Exercise instructions
Nothing outside the lines from the one containing "Emit a component" through the one containing "XAxis, YAxis, ReferenceArea" should be copied, and no pictures either. Copy those lines exactly.

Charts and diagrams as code
·····

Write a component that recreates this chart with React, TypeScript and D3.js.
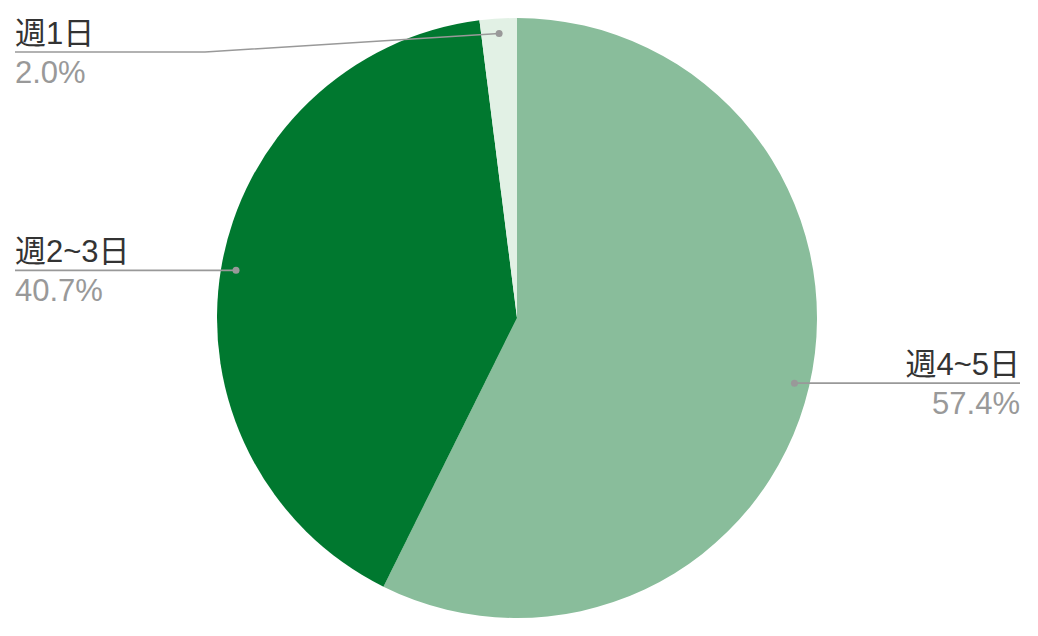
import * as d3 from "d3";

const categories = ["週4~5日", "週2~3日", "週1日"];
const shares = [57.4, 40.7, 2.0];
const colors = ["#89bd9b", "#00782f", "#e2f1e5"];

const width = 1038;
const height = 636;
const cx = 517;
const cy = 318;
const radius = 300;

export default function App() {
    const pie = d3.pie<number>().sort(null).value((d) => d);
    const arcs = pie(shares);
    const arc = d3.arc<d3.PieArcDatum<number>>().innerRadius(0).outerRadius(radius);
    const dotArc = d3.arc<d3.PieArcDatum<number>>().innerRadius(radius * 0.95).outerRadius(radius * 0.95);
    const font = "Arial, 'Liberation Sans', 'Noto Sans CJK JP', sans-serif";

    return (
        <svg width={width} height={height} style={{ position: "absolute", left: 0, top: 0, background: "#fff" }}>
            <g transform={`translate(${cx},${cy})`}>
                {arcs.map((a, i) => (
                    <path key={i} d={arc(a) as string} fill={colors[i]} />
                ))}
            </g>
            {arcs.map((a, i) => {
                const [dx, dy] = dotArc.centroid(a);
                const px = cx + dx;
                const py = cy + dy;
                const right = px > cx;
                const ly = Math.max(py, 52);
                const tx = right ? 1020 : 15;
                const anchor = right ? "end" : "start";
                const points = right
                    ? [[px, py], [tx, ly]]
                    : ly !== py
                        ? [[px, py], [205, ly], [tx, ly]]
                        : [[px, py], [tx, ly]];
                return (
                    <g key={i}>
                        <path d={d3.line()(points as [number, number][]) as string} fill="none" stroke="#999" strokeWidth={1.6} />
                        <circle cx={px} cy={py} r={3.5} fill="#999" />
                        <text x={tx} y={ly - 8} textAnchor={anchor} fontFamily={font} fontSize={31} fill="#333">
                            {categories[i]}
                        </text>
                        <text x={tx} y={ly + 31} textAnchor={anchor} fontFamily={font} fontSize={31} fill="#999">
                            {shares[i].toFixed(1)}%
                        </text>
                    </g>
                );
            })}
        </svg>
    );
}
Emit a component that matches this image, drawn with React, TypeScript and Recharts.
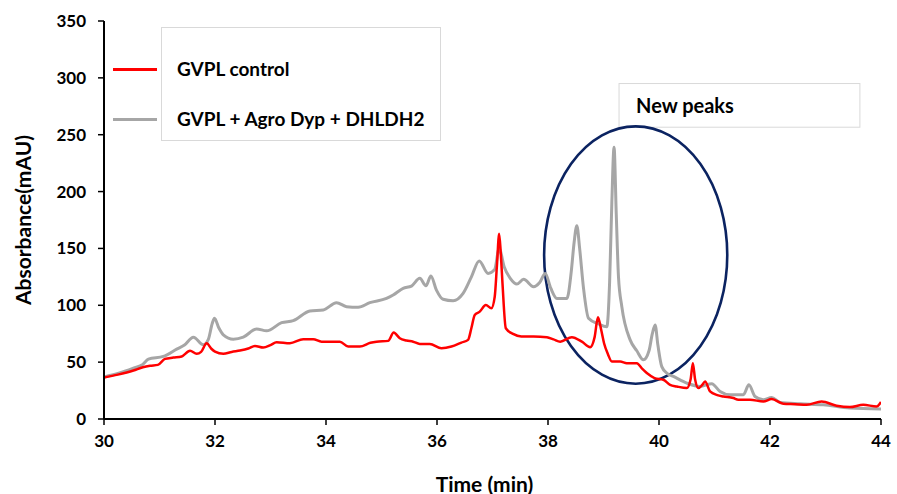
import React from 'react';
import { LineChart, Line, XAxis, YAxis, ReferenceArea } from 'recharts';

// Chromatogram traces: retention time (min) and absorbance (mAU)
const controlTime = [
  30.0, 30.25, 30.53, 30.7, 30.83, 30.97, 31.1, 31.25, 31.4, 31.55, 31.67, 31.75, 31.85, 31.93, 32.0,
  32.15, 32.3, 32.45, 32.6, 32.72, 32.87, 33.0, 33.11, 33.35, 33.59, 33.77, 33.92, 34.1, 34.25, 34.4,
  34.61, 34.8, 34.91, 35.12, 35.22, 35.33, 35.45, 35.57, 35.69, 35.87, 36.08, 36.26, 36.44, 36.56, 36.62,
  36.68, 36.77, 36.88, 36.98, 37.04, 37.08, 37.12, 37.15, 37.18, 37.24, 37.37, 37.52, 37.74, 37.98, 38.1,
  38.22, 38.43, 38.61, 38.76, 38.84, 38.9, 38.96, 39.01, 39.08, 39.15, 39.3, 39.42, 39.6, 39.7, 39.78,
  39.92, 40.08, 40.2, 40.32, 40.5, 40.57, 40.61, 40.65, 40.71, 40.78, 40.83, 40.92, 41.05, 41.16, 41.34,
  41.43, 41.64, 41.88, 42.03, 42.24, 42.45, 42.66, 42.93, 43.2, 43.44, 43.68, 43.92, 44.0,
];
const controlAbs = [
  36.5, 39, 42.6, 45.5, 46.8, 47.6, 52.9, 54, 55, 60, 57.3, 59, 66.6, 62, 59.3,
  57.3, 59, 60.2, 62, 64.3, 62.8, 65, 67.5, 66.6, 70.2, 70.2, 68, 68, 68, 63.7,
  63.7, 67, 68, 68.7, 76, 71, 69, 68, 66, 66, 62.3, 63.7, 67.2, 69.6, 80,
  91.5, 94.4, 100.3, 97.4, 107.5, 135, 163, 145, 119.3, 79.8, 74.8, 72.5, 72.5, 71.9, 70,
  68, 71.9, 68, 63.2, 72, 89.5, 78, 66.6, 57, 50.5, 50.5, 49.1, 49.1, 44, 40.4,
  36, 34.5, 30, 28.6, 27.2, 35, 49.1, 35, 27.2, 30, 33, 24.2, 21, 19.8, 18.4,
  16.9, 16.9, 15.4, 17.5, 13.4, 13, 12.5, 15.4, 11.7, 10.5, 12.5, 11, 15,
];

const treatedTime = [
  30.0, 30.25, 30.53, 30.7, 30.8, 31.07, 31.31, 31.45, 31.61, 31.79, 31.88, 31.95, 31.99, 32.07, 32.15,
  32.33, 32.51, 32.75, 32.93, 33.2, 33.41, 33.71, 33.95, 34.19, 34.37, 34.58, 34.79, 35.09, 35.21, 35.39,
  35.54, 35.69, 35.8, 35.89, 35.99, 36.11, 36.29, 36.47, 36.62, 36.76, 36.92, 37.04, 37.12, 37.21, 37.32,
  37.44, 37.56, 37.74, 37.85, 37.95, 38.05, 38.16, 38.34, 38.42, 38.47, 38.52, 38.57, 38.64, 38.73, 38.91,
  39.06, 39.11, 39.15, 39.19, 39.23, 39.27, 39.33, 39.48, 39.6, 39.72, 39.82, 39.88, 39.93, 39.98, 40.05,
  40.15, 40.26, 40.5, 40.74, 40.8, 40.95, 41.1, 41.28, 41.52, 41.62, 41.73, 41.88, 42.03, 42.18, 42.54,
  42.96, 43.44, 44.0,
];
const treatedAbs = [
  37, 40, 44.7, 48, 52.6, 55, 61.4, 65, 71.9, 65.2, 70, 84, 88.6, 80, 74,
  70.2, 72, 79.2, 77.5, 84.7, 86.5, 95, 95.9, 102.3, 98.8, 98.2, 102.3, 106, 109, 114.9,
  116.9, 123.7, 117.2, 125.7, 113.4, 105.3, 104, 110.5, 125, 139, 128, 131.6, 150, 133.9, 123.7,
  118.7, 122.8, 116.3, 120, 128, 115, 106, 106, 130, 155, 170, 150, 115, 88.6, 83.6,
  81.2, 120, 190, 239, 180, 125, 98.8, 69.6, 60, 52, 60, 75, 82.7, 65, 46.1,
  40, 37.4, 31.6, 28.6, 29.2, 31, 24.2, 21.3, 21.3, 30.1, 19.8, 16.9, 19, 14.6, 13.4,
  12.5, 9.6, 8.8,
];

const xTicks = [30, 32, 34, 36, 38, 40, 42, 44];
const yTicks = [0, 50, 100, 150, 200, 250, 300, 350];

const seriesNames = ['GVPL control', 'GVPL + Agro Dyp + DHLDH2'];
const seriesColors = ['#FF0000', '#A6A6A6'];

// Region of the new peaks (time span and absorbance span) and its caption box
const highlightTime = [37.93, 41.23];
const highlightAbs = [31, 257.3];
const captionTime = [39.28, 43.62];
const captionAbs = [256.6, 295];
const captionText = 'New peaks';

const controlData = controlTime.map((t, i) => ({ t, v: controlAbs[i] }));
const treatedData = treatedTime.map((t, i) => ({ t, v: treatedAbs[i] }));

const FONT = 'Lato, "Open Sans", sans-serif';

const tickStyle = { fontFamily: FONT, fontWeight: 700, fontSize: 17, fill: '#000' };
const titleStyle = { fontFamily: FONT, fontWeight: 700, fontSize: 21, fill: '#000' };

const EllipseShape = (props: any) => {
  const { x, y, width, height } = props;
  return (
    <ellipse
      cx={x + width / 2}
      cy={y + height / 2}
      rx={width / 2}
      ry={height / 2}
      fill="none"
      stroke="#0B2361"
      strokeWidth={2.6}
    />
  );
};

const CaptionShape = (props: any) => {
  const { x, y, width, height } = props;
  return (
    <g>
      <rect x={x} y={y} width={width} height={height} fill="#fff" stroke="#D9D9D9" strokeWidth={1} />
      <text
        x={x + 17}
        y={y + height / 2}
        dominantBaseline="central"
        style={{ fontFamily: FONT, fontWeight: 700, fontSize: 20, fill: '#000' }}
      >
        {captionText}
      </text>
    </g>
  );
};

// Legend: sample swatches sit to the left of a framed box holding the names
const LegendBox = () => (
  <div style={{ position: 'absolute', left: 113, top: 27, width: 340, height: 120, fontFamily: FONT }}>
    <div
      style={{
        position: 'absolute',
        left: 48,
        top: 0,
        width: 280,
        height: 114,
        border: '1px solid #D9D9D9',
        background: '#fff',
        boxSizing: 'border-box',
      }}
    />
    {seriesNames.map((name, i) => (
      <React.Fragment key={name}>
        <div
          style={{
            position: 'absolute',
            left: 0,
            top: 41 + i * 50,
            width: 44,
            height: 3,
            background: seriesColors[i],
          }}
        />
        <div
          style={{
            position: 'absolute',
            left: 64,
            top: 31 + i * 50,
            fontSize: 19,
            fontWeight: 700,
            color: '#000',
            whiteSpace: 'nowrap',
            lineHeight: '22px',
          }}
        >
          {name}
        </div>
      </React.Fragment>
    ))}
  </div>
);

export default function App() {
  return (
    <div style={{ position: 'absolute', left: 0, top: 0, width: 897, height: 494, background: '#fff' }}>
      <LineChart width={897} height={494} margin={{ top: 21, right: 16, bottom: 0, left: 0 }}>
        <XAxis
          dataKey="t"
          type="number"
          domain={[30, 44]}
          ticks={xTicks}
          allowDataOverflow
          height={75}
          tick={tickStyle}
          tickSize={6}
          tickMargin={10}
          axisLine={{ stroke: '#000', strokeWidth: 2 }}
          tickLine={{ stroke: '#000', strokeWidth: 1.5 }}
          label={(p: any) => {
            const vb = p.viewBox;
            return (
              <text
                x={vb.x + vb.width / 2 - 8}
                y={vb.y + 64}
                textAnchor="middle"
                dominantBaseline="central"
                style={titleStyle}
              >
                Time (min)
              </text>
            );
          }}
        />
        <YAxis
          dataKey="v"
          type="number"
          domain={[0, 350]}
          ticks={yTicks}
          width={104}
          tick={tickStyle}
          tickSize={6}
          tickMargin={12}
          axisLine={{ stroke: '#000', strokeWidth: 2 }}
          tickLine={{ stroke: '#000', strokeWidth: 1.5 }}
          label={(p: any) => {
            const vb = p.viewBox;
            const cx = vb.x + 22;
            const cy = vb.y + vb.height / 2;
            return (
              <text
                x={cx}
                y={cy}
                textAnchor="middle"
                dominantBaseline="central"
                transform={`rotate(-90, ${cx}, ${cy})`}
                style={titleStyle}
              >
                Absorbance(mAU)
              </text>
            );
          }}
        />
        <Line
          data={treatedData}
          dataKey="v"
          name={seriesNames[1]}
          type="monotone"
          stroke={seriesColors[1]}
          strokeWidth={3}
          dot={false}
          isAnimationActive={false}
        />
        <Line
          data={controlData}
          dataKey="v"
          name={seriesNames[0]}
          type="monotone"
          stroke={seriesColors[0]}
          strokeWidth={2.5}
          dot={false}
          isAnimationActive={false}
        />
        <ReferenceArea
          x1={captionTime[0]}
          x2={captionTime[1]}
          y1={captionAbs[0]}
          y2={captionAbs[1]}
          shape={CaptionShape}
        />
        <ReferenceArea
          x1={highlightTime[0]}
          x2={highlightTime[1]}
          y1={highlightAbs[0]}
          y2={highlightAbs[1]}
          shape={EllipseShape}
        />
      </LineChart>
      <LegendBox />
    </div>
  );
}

·····

Solved problem
Emit a component that matches this image, drawn with React, TypeScript and Recharts.
import React from 'react';
import { LineChart, Line, XAxis, YAxis, ReferenceArea } from 'recharts';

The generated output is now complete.